WHAT’S BETTER THAN INHALING BEHIND AN IDLING BUS?

She is standing before an old stained-glass church that houses the honors program at a local university. She is working on her tobaccolaureate degree.

Alone, she puffs away, gazing wistfully at the branches of a big tree, who knows what,  going through her mind.

If you take time to look, you’ll see other nicotined scholars, only they seem more isolated than they were prior to the advent of palmed phones.

Back then, puffers were the last sociable people on earth. They stood in groups before buildings high and low, chatting and sharing and signifying and learning more about each other than they’d ever learn inside their cocooned work places, where they stared at  screens or dozed spasmodically or filed nails or filed files.

Outside, in the particulated air, they grew to know little things about the people they seldom spoke with once inside the buildings.

Then, the pod people devices came along, so that now, even though puffers still stand outside, many only talk into the ether to people whose bodies are not present, ignoring fellow solitudes who stand just inches away, talking into their armpits as if their conversations deal with life-threatening issues. Or they speak silently with pecking thumbs.

Me? What do I inhale each day that is half better than what these folks inhale?

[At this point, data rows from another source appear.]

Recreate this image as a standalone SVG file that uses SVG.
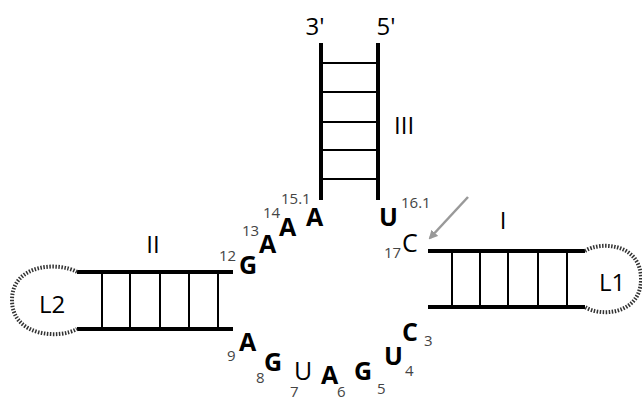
<svg xmlns="http://www.w3.org/2000/svg" width="642" height="401" viewBox="0 0 642 401">
<style>
.strand{stroke:#000;stroke-width:4;fill:none}
.rung{stroke:#000;stroke-width:2;fill:none}
.loop{stroke:#333;stroke-width:4;fill:none;stroke-dasharray:1.5 1.5}
text{font-family:"Open Sans","Liberation Sans",sans-serif;fill:#000}
.b{font-weight:bold;font-size:25px}
.r{font-size:25px}
.n{font-size:15px;fill:#444}
.lab{font-size:24px}
</style>
<defs>
<marker id="ah" markerWidth="9" markerHeight="9" refX="7" refY="4.5" orient="auto" markerUnits="userSpaceOnUse">
<path d="M0,0 L9,4.5 L0,9 Z" fill="#999"/>
</marker>
</defs>
<rect width="642" height="401" fill="#fff"/>
<g id="helixIII">
<path class="strand" d="M321,43 V200 M378,43 V200"/>
<path class="rung" d="M321,63 H378 M321,92 H378 M321,122 H378 M321,150 H378 M321,179 H378"/>
<text class="lab" x="315" y="35" text-anchor="middle">3'</text>
<text class="lab" x="386" y="35" text-anchor="middle">5'</text>
<text class="lab" x="394" y="134">III</text>
</g>
<g id="helixII">
<path class="strand" d="M77,272 H233 M77,329 H233"/>
<path class="rung" d="M102,272 V329 M130,272 V329 M160,272 V329 M189,272 V329 M218,272 V329"/>
<text class="lab" x="153" y="253" text-anchor="middle">II</text>
</g>
<g id="loopL2">
<path class="loop" d="M77,272 C60,262 12,263 12,300 C12,337 60,339 77,329"/>
<text class="lab" x="52" y="313" text-anchor="middle">L2</text>
</g>
<g id="helixI">
<path class="strand" d="M428,251 H585 M428,307 H585"/>
<path class="rung" d="M452,251 V307 M480,251 V307 M508,251 V307 M538,251 V307 M567,251 V307"/>
<text class="lab" x="503" y="229" text-anchor="middle">I</text>
</g>
<g id="loopL1">
<path class="loop" d="M585,251 C600,241 641,243 641,279 C641,315 600,317 585,307"/>
<text class="lab" x="612" y="291" text-anchor="middle">L1</text>
</g>
<g id="J23">
<text class="b" x="239" y="274">G</text><text class="n" x="219" y="261">12</text>
<text class="b" x="259" y="253">A</text><text class="n" x="242" y="236">13</text>
<text class="b" x="279" y="236">A</text><text class="n" x="263" y="218">14</text>
<text class="b" x="306" y="226">A</text><text class="n" x="281" y="204">15.1</text>
<text class="b" x="379" y="226">U</text><text class="n" x="401" y="208">16.1</text>
<text class="r" x="402" y="252">C</text><text class="n" x="384" y="258">17</text>
</g>
<g id="J12">
<text class="b" x="239" y="351">A</text><text class="n" x="227" y="361">9</text>
<text class="b" x="264" y="371">G</text><text class="n" x="256" y="383">8</text>
<text class="r" x="294" y="380">U</text><text class="n" x="290" y="397">7</text>
<text class="b" x="321" y="384">A</text><text class="n" x="337" y="397">6</text>
<text class="b" x="354" y="380">G</text><text class="n" x="377" y="394">5</text>
<text class="b" x="384" y="365">U</text><text class="n" x="405" y="376">4</text>
<text class="b" x="402" y="341">C</text><text class="n" x="424" y="346">3</text>
</g>
<g id="connectors">
<line x1="468" y1="197" x2="430" y2="238" stroke="#999" stroke-width="2.5" marker-end="url(#ah)"/>
</g>
</svg>
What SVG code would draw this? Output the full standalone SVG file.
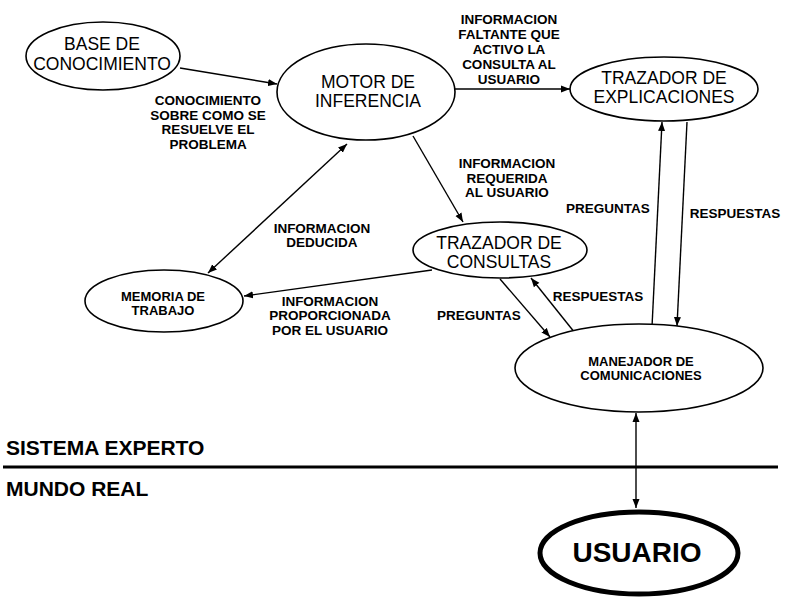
<svg xmlns="http://www.w3.org/2000/svg" width="786" height="602" viewBox="0 0 786 602">
<style>
.n{fill:#fff;stroke:#000;stroke-width:1.6}
.t{font-family:"Liberation Sans",Arial,sans-serif;fill:#000;text-anchor:middle}
.big{font-size:17.5px}
.sm{font-size:13.5px;font-weight:bold}
.ns{font-size:13px;font-weight:bold}
.c line{stroke:#000;stroke-width:1.4}
.hd{font-family:"Liberation Sans",Arial,sans-serif;font-size:21px;font-weight:bold;fill:#000}
</style>
<defs>
<marker id="a" markerUnits="userSpaceOnUse" markerWidth="10" markerHeight="8" refX="9" refY="4" orient="auto-start-reverse">
<path d="M0,0.5 L9,4 L0,7.5 z" fill="#000"/>
</marker>
</defs>
<rect width="786" height="602" fill="#fff"/>

<g id="connectors" class="c">
<line x1="180" y1="68" x2="277" y2="84" marker-end="url(#a)"/>
<line x1="455" y1="89" x2="570" y2="89" marker-end="url(#a)"/>
<line x1="413" y1="136" x2="463" y2="222" marker-end="url(#a)"/>
<line x1="347" y1="144" x2="208" y2="273" marker-start="url(#a)" marker-end="url(#a)"/>
<line x1="432" y1="270" x2="244" y2="296" marker-end="url(#a)"/>
<line x1="500" y1="279" x2="550" y2="337" marker-end="url(#a)"/>
<line x1="575" y1="333" x2="531" y2="278" marker-end="url(#a)"/>
<line x1="652" y1="327" x2="662" y2="122" marker-end="url(#a)"/>
<line x1="687" y1="122" x2="677" y2="326" marker-end="url(#a)"/>
<line x1="636" y1="413" x2="636" y2="508" marker-start="url(#a)" marker-end="url(#a)"/>
</g>

<g id="labels">
<text class="t sm"><tspan x="208" y="105">CONOCIMIENTO</tspan><tspan x="208" y="120">SOBRE COMO SE</tspan><tspan x="208" y="134">RESUELVE EL</tspan><tspan x="208" y="149">PROBLEMA</tspan></text>
<text class="t sm"><tspan x="509" y="24">INFORMACION</tspan><tspan x="509" y="39">FALTANTE QUE</tspan><tspan x="509" y="54">ACTIVO LA</tspan><tspan x="509" y="69">CONSULTA AL</tspan><tspan x="509" y="84">USUARIO</tspan></text>
<text class="t sm"><tspan x="507" y="168">INFORMACION</tspan><tspan x="507" y="183">REQUERIDA</tspan><tspan x="507" y="197">AL USUARIO</tspan></text>
<text class="t sm"><tspan x="322" y="233">INFORMACION</tspan><tspan x="322" y="247">DEDUCIDA</tspan></text>
<text class="t sm"><tspan x="330" y="306">INFORMACION</tspan><tspan x="330" y="320">PROPORCIONADA</tspan><tspan x="330" y="335">POR EL USUARIO</tspan></text>
<text class="t sm" x="608" y="213">PREGUNTAS</text>
<text class="t sm" x="735" y="218">RESPUESTAS</text>
<text class="t sm" x="479" y="320">PREGUNTAS</text>
<text class="t sm" x="598" y="301">RESPUESTAS</text>
</g>

<g id="base">
<ellipse class="n" cx="103" cy="56" rx="77" ry="34"/>
<text class="t big"><tspan x="102" y="49.5">BASE DE</tspan><tspan x="102" y="69.5">CONOCIMIENTO</tspan></text>
</g>
<g id="motor">
<ellipse class="n" cx="366" cy="92" rx="89" ry="48"/>
<text class="t big"><tspan x="368" y="88">MOTOR DE</tspan><tspan x="368" y="107">INFERENCIA</tspan></text>
</g>
<g id="explicaciones">
<ellipse class="n" cx="664" cy="89" rx="94" ry="32"/>
<text class="t big"><tspan x="664" y="84">TRAZADOR DE</tspan><tspan x="664" y="103">EXPLICACIONES</tspan></text>
</g>
<g id="consultas">
<ellipse class="n" cx="500" cy="250" rx="87" ry="28"/>
<text class="t big"><tspan x="499" y="249">TRAZADOR DE</tspan><tspan x="499" y="268">CONSULTAS</tspan></text>
</g>
<g id="memoria">
<ellipse class="n" cx="164" cy="301" rx="79" ry="31"/>
<text class="t ns"><tspan x="163" y="301">MEMORIA DE</tspan><tspan x="163" y="315">TRABAJO</tspan></text>
</g>
<g id="manejador">
<ellipse class="n" cx="639" cy="368" rx="124" ry="44"/>
<text class="t ns"><tspan x="641" y="366">MANEJADOR DE</tspan><tspan x="641" y="380">COMUNICACIONES</tspan></text>
</g>
<g id="usuario">
<ellipse cx="639" cy="553" rx="99" ry="41" fill="#fff" stroke="#000" stroke-width="5"/>
<text class="t" x="637" y="562" font-size="28" font-weight="bold">USUARIO</text>
</g>

<g id="frontier">
<line x1="3" y1="467" x2="778" y2="467" stroke="#000" stroke-width="3"/>
<text class="hd" x="6" y="455">SISTEMA EXPERTO</text>
<text class="hd" x="6" y="496">MUNDO REAL</text>
</g>
</svg>
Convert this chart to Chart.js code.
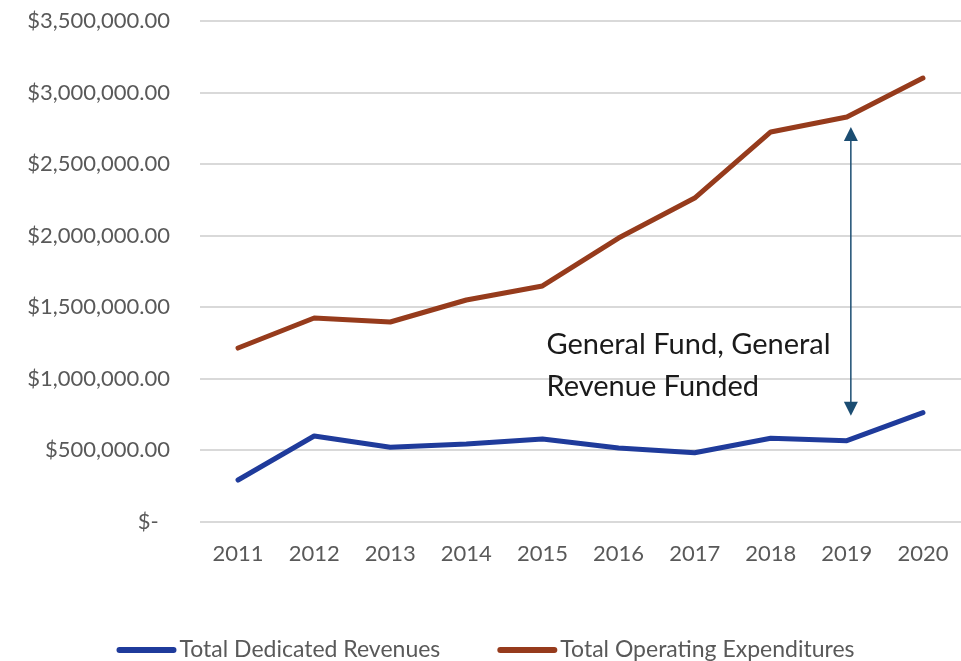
<!DOCTYPE html>
<html>
<head>
<meta charset="utf-8">
<script src="https://cdn.jsdelivr.net/npm/chart.js@4.4.1/dist/chart.umd.min.js"></script>
<style>
  html, body { margin: 0; padding: 0; background: #fff; }
  #wrap { width: 961px; height: 661px; position: relative; }
</style>
</head>
<body>
<div id="wrap"><canvas id="chart"></canvas></div>
<script>
// chart data
const years = ['2011', '2012', '2013', '2014', '2015', '2016', '2017', '2018', '2019', '2020'];
const dedicatedRevenues = [290000, 598000, 519000, 542000, 577000, 514000, 481000, 582000, 565000, 761000];
const operatingExpenditures = [1213000, 1423000, 1395000, 1549000, 1647000, 1982000, 2262000, 2724000, 2829000, 3101000];
const seriesLabels = ['Total Dedicated Revenues', 'Total Operating Expenditures'];
const annotationLines = ['General Fund, General', 'Revenue Funded'];
const arrowYear = '2019';

const COLORS = { blue: '#1f3b9b', brown: '#963b1c', arrow: '#1b4d72', grid: '#d9d9d9', tick: '#595959', text: '#1a1a1a' };
const FONT = 'Lato, "Open Sans", sans-serif';

function money(v) {
  if (v === 0) return '$-  ';
  return '$' + v.toLocaleString('en-US', { minimumFractionDigits: 2, maximumFractionDigits: 2 });
}

// arrow between the two series + the text label
const gapArrow = {
  id: 'gapArrow',
  afterDatasetsDraw(chart) {
    const { ctx, scales: { x, y } } = chart;
    const i = years.indexOf(arrowYear);
    const ax = x.getPixelForValue(i) + 4;
    const top = y.getPixelForValue(operatingExpenditures[i]) + 10;
    const bot = y.getPixelForValue(dedicatedRevenues[i]) - 25;
    ctx.save();
    ctx.strokeStyle = COLORS.arrow;
    ctx.fillStyle = COLORS.arrow;
    ctx.lineWidth = 1.5;
    ctx.beginPath();
    ctx.moveTo(ax, top + 12);
    ctx.lineTo(ax, bot - 12);
    ctx.stroke();
    ctx.beginPath();
    ctx.moveTo(ax, top); ctx.lineTo(ax - 7, top + 14); ctx.lineTo(ax + 7, top + 14); ctx.closePath(); ctx.fill();
    ctx.beginPath();
    ctx.moveTo(ax, bot); ctx.lineTo(ax - 7, bot - 14); ctx.lineTo(ax + 7, bot - 14); ctx.closePath(); ctx.fill();

    // label, left-aligned a bit right of 2015
    ctx.fillStyle = COLORS.text;
    ctx.font = '29px ' + FONT;
    ctx.textAlign = 'left';
    ctx.textBaseline = 'middle';
    const tx = x.getPixelForValue(4) + 4;
    const ty = y.getPixelForValue(1240000);
    annotationLines.forEach((t, k) => ctx.fillText(t, tx, ty + k * 42));
    ctx.restore();
  }
};

// legend drawn by hand so it sits near the bottom edge
const bottomLegend = {
  id: 'bottomLegend',
  afterDraw(chart) {
    const { ctx } = chart;
    const cy = 650;
    const items = chart.data.datasets.map(d => ({ label: d.label, color: d.borderColor }));
    ctx.save();
    ctx.font = '23px ' + FONT;
    ctx.textBaseline = 'middle';
    const lineW = 60, gap = 3, between = 57;
    const widths = items.map(it => lineW + gap + ctx.measureText(it.label).width);
    const total = widths.reduce((a, b) => a + b, 0) + between * (items.length - 1);
    let cx = (chart.width - total) / 2 + 5;
    items.forEach((it, k) => {
      ctx.strokeStyle = it.color;
      ctx.lineWidth = 6;
      ctx.lineCap = 'round';
      ctx.beginPath();
      ctx.moveTo(cx + 3, cy); ctx.lineTo(cx + lineW - 3, cy);
      ctx.stroke();
      ctx.fillStyle = COLORS.tick;
      ctx.fillText(it.label, cx + lineW + gap, cy);
      cx += widths[k] + between;
    });
    ctx.restore();
  }
};

new Chart(document.getElementById('chart'), {
  type: 'line',
  data: {
    labels: years,
    datasets: [
      { label: seriesLabels[0], data: dedicatedRevenues, borderColor: COLORS.blue, backgroundColor: COLORS.blue,
        borderWidth: 5, pointRadius: 0, tension: 0, borderCapStyle: 'round', borderJoinStyle: 'round' },
      { label: seriesLabels[1], data: operatingExpenditures, borderColor: COLORS.brown, backgroundColor: COLORS.brown,
        borderWidth: 5, pointRadius: 0, tension: 0, borderCapStyle: 'round', borderJoinStyle: 'round' }
    ]
  },
  options: {
    responsive: true, maintainAspectRatio: false, animation: false,
    layout: { autoPadding: false, padding: { top: 21, right: 0, bottom: 0, left: 0 } },
    plugins: { legend: { display: false }, tooltip: { enabled: false } },
    scales: {
      x: {
        offset: true,
        grid: { display: false, drawTicks: false },
        border: { display: false },
        ticks: { font: { family: FONT, size: 22 }, color: COLORS.tick, padding: 19, maxRotation: 0 },
        afterFit: s => { s.height = 139.5; s.paddingLeft = 0; s.paddingRight = 0; s.paddingTop = 0; s.paddingBottom = 0; }
      },
      y: {
        min: 0, max: 3500000,
        grid: { color: COLORS.grid, lineWidth: 2, drawTicks: false },
        border: { display: false },
        ticks: { stepSize: 500000, font: { family: FONT, size: 22 }, color: COLORS.tick, padding: 30, callback: v => money(v) },
        afterFit: s => { s.width = 200; s.paddingTop = 0; s.paddingBottom = 0; }
      }
    }
  },
  plugins: [gapArrow, bottomLegend]
});
</script>
</body>
</html>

Well, here at the shop, the fragrances embedded within old books and newspapers and magazines and ink blotters and documents and brochures and maps are fragrances unlike any you’ll ever experience elsewhere. They blend with the inherent fragrances of old high-rag-content paper, old highly acidic paper, to be fermented and reborn as new and more mysterious fragrances.
To gain the attention of an old bookie like me,  just dab some of that fragrance behind your earlobe and pass by. “There’s something about that customer,” I’ll say to myself.
So, the book addict is standing inside the 1890′s building that houses the last and final old rare bookstore in the region. He is working on his bookalaureate degree.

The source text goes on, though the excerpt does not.